Screenplay Treatment Builder

Write a 1-3 page film treatment from log line to act structure

Builds a screenplay treatment with a log line, protagonist and antagonist setup, the Act 1 inciting incident, an Act 2 midpoint, the Act 3 climax and resolution, and a theme statement — using classic three-act structure. It runs free in your browser on Gera Tools, with nothing uploaded.

Last updated Source: Gera Tools

What is a film treatment?

A treatment is a short prose summary of a film — usually one to three pages — that tells the whole story in present tense, hitting the major beats. It sits between a log line and a full screenplay and is used to pitch the idea before writing the script.

The whole movie in three pages

Before a script exists, a treatment has to make a reader see the movie — its hook, its turns, and what it is all about. This builder takes your protagonist, goal, antagonist, and theme and lays them across a classic three-act spine: a log line, the inciting incident, the midpoint, the climax, and a thematic close — all in present-tense screen prose ready to send to a producer, development executive, or writing partner.

What a treatment is — and is not

A treatment sits between a log line and a full screenplay. It is typically one to three pages of prose that tells the whole story — beginning, middle, and end — in enough detail that a reader understands the tone, the structure, and the emotional journey. It is not a synopsis (which summarises after the fact) and not an outline (which is a structural plan for the writer’s own use). A treatment is a selling document.

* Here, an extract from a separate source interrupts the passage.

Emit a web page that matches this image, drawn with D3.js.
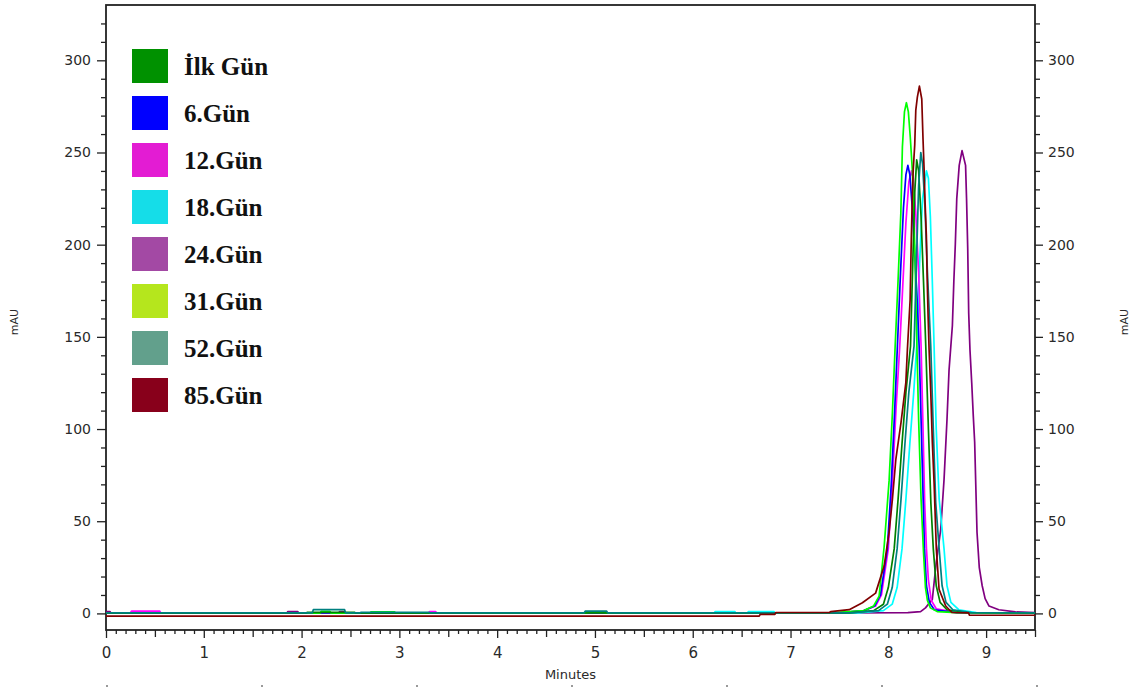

Treatments are always written in present tense, third person: “Maria discovers the letter hidden under the floorboard…” not “Maria discovered…” This is a film industry convention — the reader is meant to feel as if they are watching it unfold.

How the builder structures the treatment

Log line — assembled from your character, goal, and opposing force. A good log line is one sentence that contains the protagonist, their goal, the obstacle, and the stakes. The builder uses the formula: a [trait] [character] must [achieve goal] against [antagonist or force], or [consequence].

Act 1: Setup and inciting incident — the protagonist’s ordinary world is established, and then disrupted. The inciting incident is the event that sets the story in motion. It must be external and clear enough that the audience can mark the moment the story truly begins.

Act 2: Escalation and midpoint — the protagonist pursues the goal while the antagonist or circumstances push back. The midpoint is the structural pivot of Act 2 — a reversal, revelation, or point of no return that changes the nature of the conflict and prevents the story from sagging in the middle.

Act 3: Climax and resolution — the protagonist confronts the antagonist at the highest possible stakes. The climax resolves the central conflict; the resolution shows the aftermath and the changed world.

Theme — a closing statement that names what the film is really about, usually a claim about human experience rather than a topic or genre. This is the last line of the treatment and the question the audience should be thinking about as the credits roll.

Craft notes

  • The log line is the treatment’s opening sentence. If it does not make the reader want to see the movie, nothing that follows will save it.
  • Inciting incidents work when they are external events that force the protagonist to act. An internal realisation (“she decides to change her life”) is almost never strong enough — something has to happen to her.
  • The midpoint should feel like the movie could end here and be satisfying — but there is still one more mountain to climb. Reversals and revelations at the midpoint are the most reliable structures.
  • State the theme as a claim or question about life, not a genre: “trust is earned in crisis, not comfort” rather than “a thriller about loyalty”. The former tells the reader what the film leaves them with; the latter just describes the packaging.